OK. I just had to try it on. I was walking right across from the duomo in what is probably one of the world’s most expensive shopping districts, surrounding the Galleria, and my head whipped around when I caught sight of the fabric of this dress. It pulled me into the store, Pollini.

Pollini Dress

Pollini Dress

I walked up to the dress, pulled it off the rack and kept smiling. The fabric was a VERY sheer, somewhat stiff-bodied chiffon and it was constructed in layer-upon-layer of bias-cut, undulating ruffles. Each layer was a different stripe or polka dot in primary and secondary colors.

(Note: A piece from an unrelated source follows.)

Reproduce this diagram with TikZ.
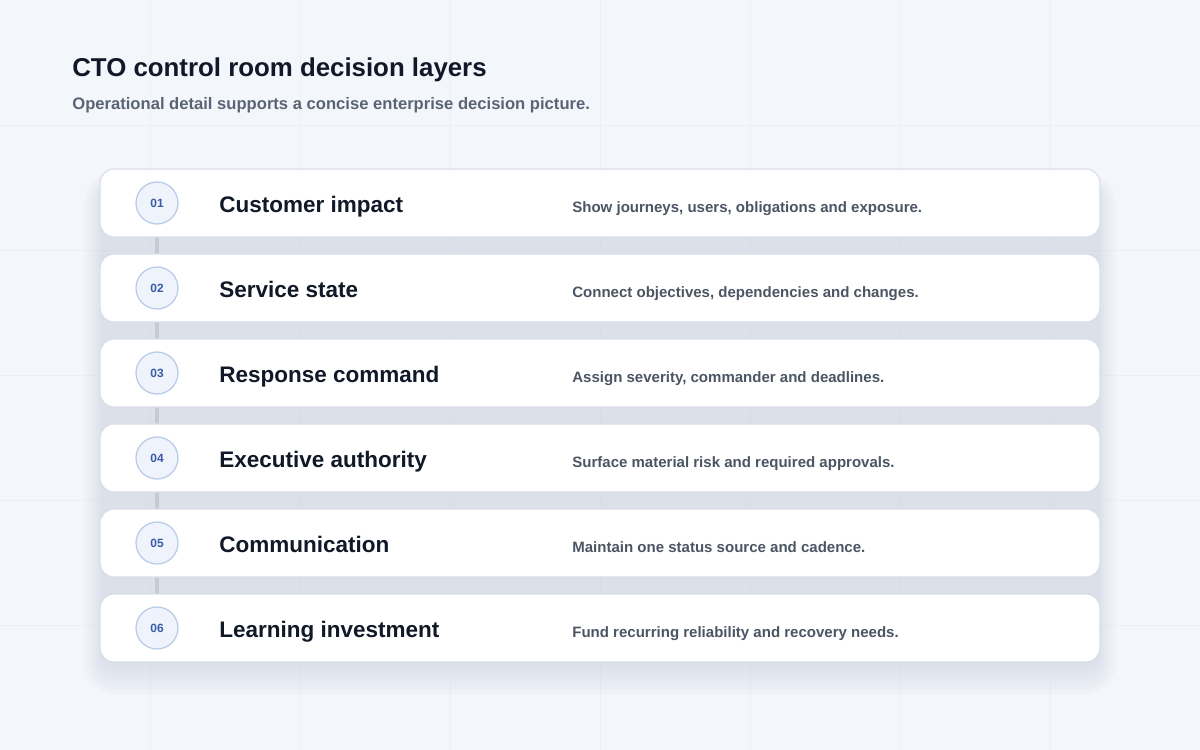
\documentclass[tikz,border=0pt]{standalone}
\usepackage{fontspec}
\setmainfont{Liberation Sans}
\usetikzlibrary{positioning,backgrounds}
\definecolor{pagebg}{HTML}{F3F6FB}
\definecolor{gridline}{HTML}{ECEFF5}
\definecolor{shadowgray}{HTML}{C4CBDA}
\definecolor{cardline}{HTML}{D8DDE8}
\definecolor{numline}{HTML}{B8CBE8}
\definecolor{numfill}{HTML}{EEF3FC}
\definecolor{numtext}{HTML}{3A5BA6}
\definecolor{inkdark}{HTML}{111827}
\definecolor{inkgray}{HTML}{4B5563}
\definecolor{subgray}{HTML}{5B6475}
\definecolor{spinegray}{HTML}{C6CAD2}

\tikzset{
	layercard/.style={draw=cardline, fill=white, rounded corners=8pt, minimum width=20cm, minimum height=1.36cm, line width=0.6pt},
	layernum/.style={circle, draw=numline, fill=numfill, minimum size=0.84cm, inner sep=0pt, line width=0.7pt, text=numtext, font=\bfseries\fontsize{6.8}{8}\selectfont},
	layertitle/.style={anchor=base west, inner sep=0pt, text=inkdark, font=\bfseries\fontsize{12.8}{15}\selectfont},
	layerdesc/.style={anchor=base west, inner sep=0pt, text=inkgray, font=\bfseries\fontsize{8.55}{10}\selectfont},
	spine/.style={draw=spinegray, line width=2.3pt},
	softshade/.style={fill=shadowgray, opacity=0.07}
}

\begin{document}
\begin{tikzpicture}[x=0.02cm, y=-0.02cm]
			%%%%% START %%%%%
			
			\useasboundingbox (0, 0) rectangle (1200, 750);
			
			\node[anchor=base west, inner sep=0pt, text=inkdark, font=\bfseries\fontsize{14.7}{17}\selectfont] (heading) at (72, 77) {CTO control room decision layers};
			\node[anchor=base west, inner sep=0pt, text=subgray, font=\bfseries\fontsize{9.45}{11}\selectfont] (subheading) at (72, 110) {Operational detail supports a concise enterprise decision picture.};
			
			\node[layercard] (card1) at (600, 203) {};
			\node[layernum] (num1) at (157, 203) {01};
			\node[layertitle] (title1) at (219, 212) {Customer impact};
			\node[layerdesc] (desc1) at (572, 212) {Show journeys, users, obligations and exposure.};
			
			\node[layercard] (card2) at (600, 288) {};
			\node[layernum] (num2) at (157, 288) {02};
			\node[layertitle] (title2) at (219, 297) {Service state};
			\node[layerdesc] (desc2) at (572, 297) {Connect objectives, dependencies and changes.};
			
			\node[layercard] (card3) at (600, 373) {};
			\node[layernum] (num3) at (157, 373) {03};
			\node[layertitle] (title3) at (219, 382) {Response command};
			\node[layerdesc] (desc3) at (572, 382) {Assign severity, commander and deadlines.};
			
			\node[layercard] (card4) at (600, 458) {};
			\node[layernum] (num4) at (157, 458) {04};
			\node[layertitle] (title4) at (219, 467) {Executive authority};
			\node[layerdesc] (desc4) at (572, 467) {Surface material risk and required approvals.};
			
			\node[layercard] (card5) at (600, 543) {};
			\node[layernum] (num5) at (157, 543) {05};
			\node[layertitle] (title5) at (219, 552) {Communication};
			\node[layerdesc] (desc5) at (572, 552) {Maintain one status source and cadence.};
			
			\node[layercard] (card6) at (600, 628) {};
			\node[layernum] (num6) at (157, 628) {06};
			\node[layertitle] (title6) at (219, 637) {Learning investment};
			\node[layerdesc] (desc6) at (572, 637) {Fund recurring reliability and recovery needs.};
			
			\begin{scope}[on background layer]
				\fill[pagebg] (0, 0) rectangle (1200, 750);
				\draw[gridline, line width=0.4pt] (150, 0) -- (150, 750) (300, 0) -- (300, 750) (450, 0) -- (450, 750) (600, 0) -- (600, 750) (750, 0) -- (750, 750) (900, 0) -- (900, 750) (1050, 0) -- (1050, 750);
				\draw[gridline, line width=0.4pt] (0, 125) -- (1200, 125) (0, 250) -- (1200, 250) (0, 375) -- (1200, 375) (0, 500) -- (1200, 500) (0, 625) -- (1200, 625);
				
				\fill[softshade, rounded corners=18pt] (84, 172) rectangle (1116, 694);
				\fill[softshade, rounded corners=16pt] (88, 175) rectangle (1112, 690);
				\fill[softshade, rounded corners=14pt] (91, 178) rectangle (1109, 686);
				\fill[softshade, rounded corners=12pt] (94, 180) rectangle (1106, 682);
				\fill[softshade, rounded corners=10pt] (96, 182) rectangle (1104, 678);
				\fill[softshade, rounded corners=9pt] (98, 184) rectangle (1102, 674);
				\fill[softshade, rounded corners=8pt] (100, 186) rectangle (1100, 670);
				\fill[softshade, rounded corners=8pt] (100, 188) rectangle (1100, 666);
				
				\draw[spine] (num1) -- (num2);
				\draw[spine] (num2) -- (num3);
				\draw[spine] (num3) -- (num4);
				\draw[spine] (num4) -- (num5);
				\draw[spine] (num5) -- (num6);
			\end{scope}
			
			%%%%% END %%%%%
\end{tikzpicture}
\end{document}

Wild. I kept smiling, the dress amused me. I twirled the dress on the hanger, just to see how the fabric moved. It was a visual feast. So much fun.

The woman at the store nudged me to try it on, so I finally gave in, (though never intending to buy it). It wasn’t the price tag (780 Euro or about $1100), but more that it wasn’t my kind of dress to wear. (It also didn’t fit me like it does the model in the photo!) It’s the kind of dress I’d hang on the wall just to please my eyes. It would be great art. (Too bad this photo, from their web site, doesn’t allow you to see the fabric patterns.)

I looked at the other clothes in the store and enjoyed the layering that they’ve integrated into the other garments. Sometimes an asymmetrical collar or skirt wrap. 

One thing about Italian clothing is the sumptuousness of the fabric! Having been a seamstress for 40 years, beautiful fabric with a “good hand” makes me swoon. I can’t even FIND fabric like that in Seattle. As meticulous as I am, I don’t know whether I’d be able to work with fabric of that quality. The threads are so fine and so “buttery soft” that it would take extreme finesse to work with it, much like a slippery silk.

But, Oh!, to TOUCH that fabric makes my heart beat faster!